## Problem requirements
From the first line of the listing below to the line with "const panelTags = ['(a)', '(b)'];", print each line exactly, and nothing more. Leave out the pictures.
── Information supplied
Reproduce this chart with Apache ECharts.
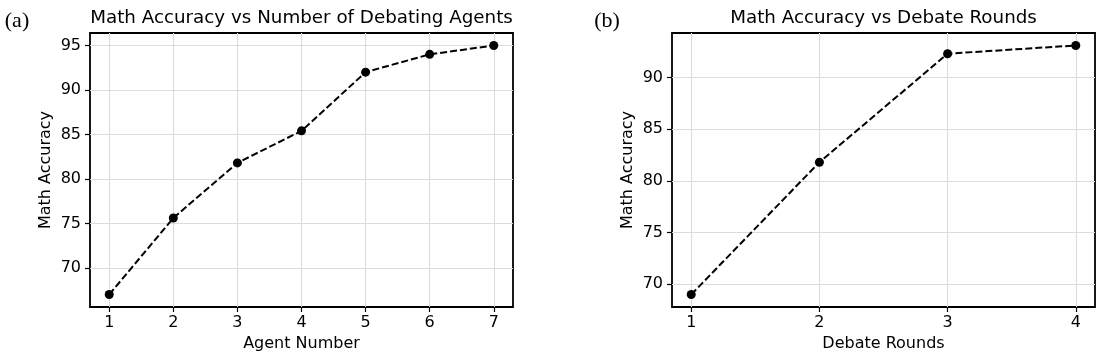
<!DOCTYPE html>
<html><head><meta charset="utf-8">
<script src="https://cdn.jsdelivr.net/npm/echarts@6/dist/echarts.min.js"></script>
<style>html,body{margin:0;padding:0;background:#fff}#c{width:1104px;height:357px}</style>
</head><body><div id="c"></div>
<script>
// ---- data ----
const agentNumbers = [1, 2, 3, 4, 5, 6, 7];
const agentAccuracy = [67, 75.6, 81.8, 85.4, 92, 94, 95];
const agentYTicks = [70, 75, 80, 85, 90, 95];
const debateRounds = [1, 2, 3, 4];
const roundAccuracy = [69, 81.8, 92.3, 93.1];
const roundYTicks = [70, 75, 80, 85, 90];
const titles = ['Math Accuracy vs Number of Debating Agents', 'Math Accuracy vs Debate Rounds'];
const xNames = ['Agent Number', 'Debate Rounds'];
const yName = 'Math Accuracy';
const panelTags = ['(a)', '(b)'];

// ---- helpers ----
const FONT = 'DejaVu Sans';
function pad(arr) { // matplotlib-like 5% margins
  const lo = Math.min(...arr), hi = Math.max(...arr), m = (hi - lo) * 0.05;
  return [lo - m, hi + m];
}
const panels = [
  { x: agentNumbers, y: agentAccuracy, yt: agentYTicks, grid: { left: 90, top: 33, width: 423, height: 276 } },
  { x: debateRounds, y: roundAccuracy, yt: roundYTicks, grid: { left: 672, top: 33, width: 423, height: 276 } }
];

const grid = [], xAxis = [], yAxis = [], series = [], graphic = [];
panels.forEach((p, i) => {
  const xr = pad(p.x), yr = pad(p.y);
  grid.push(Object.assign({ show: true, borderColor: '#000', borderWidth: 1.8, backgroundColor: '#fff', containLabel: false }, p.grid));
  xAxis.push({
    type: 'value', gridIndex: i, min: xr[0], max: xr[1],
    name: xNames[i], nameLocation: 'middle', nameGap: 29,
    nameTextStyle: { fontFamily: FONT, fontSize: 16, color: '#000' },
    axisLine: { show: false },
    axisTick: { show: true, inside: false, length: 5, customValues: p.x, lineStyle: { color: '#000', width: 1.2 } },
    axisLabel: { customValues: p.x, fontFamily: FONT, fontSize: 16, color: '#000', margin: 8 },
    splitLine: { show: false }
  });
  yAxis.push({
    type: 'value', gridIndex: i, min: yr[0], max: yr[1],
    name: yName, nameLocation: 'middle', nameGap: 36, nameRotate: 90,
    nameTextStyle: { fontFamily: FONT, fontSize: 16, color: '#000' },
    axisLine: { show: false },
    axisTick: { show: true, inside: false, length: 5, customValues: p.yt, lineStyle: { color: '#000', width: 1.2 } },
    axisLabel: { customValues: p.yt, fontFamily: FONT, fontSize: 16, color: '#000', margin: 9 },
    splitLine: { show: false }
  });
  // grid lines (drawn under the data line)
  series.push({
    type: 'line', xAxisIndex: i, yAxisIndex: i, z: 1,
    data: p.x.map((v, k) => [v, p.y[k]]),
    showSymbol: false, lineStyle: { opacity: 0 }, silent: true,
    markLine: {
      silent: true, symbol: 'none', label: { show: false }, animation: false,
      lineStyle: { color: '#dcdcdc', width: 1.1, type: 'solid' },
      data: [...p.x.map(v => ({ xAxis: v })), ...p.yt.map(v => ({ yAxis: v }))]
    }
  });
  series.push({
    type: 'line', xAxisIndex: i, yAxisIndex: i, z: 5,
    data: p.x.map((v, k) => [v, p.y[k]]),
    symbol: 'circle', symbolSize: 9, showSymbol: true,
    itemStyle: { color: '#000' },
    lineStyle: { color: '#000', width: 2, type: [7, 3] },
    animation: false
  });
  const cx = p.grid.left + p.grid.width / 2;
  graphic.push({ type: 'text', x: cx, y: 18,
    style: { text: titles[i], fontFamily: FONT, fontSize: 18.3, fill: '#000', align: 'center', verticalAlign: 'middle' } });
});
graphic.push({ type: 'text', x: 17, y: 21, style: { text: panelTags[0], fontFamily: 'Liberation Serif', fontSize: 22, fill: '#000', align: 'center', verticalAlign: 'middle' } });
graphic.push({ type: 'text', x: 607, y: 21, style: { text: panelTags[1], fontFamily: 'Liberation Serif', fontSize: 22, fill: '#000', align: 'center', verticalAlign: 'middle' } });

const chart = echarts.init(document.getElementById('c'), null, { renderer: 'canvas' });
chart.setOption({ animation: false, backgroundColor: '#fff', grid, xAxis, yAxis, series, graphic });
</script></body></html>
────
## Answer in full
Reproduce this chart with Apache ECharts.
<!DOCTYPE html>
<html><head><meta charset="utf-8">
<script src="https://cdn.jsdelivr.net/npm/echarts@6/dist/echarts.min.js"></script>
<style>html,body{margin:0;padding:0;background:#fff}#c{width:1104px;height:357px}</style>
</head><body><div id="c"></div>
<script>
// ---- data ----
const agentNumbers = [1, 2, 3, 4, 5, 6, 7];
const agentAccuracy = [67, 75.6, 81.8, 85.4, 92, 94, 95];
const agentYTicks = [70, 75, 80, 85, 90, 95];
const debateRounds = [1, 2, 3, 4];
const roundAccuracy = [69, 81.8, 92.3, 93.1];
const roundYTicks = [70, 75, 80, 85, 90];
const titles = ['Math Accuracy vs Number of Debating Agents', 'Math Accuracy vs Debate Rounds'];
const xNames = ['Agent Number', 'Debate Rounds'];
const yName = 'Math Accuracy';
const panelTags = ['(a)', '(b)'];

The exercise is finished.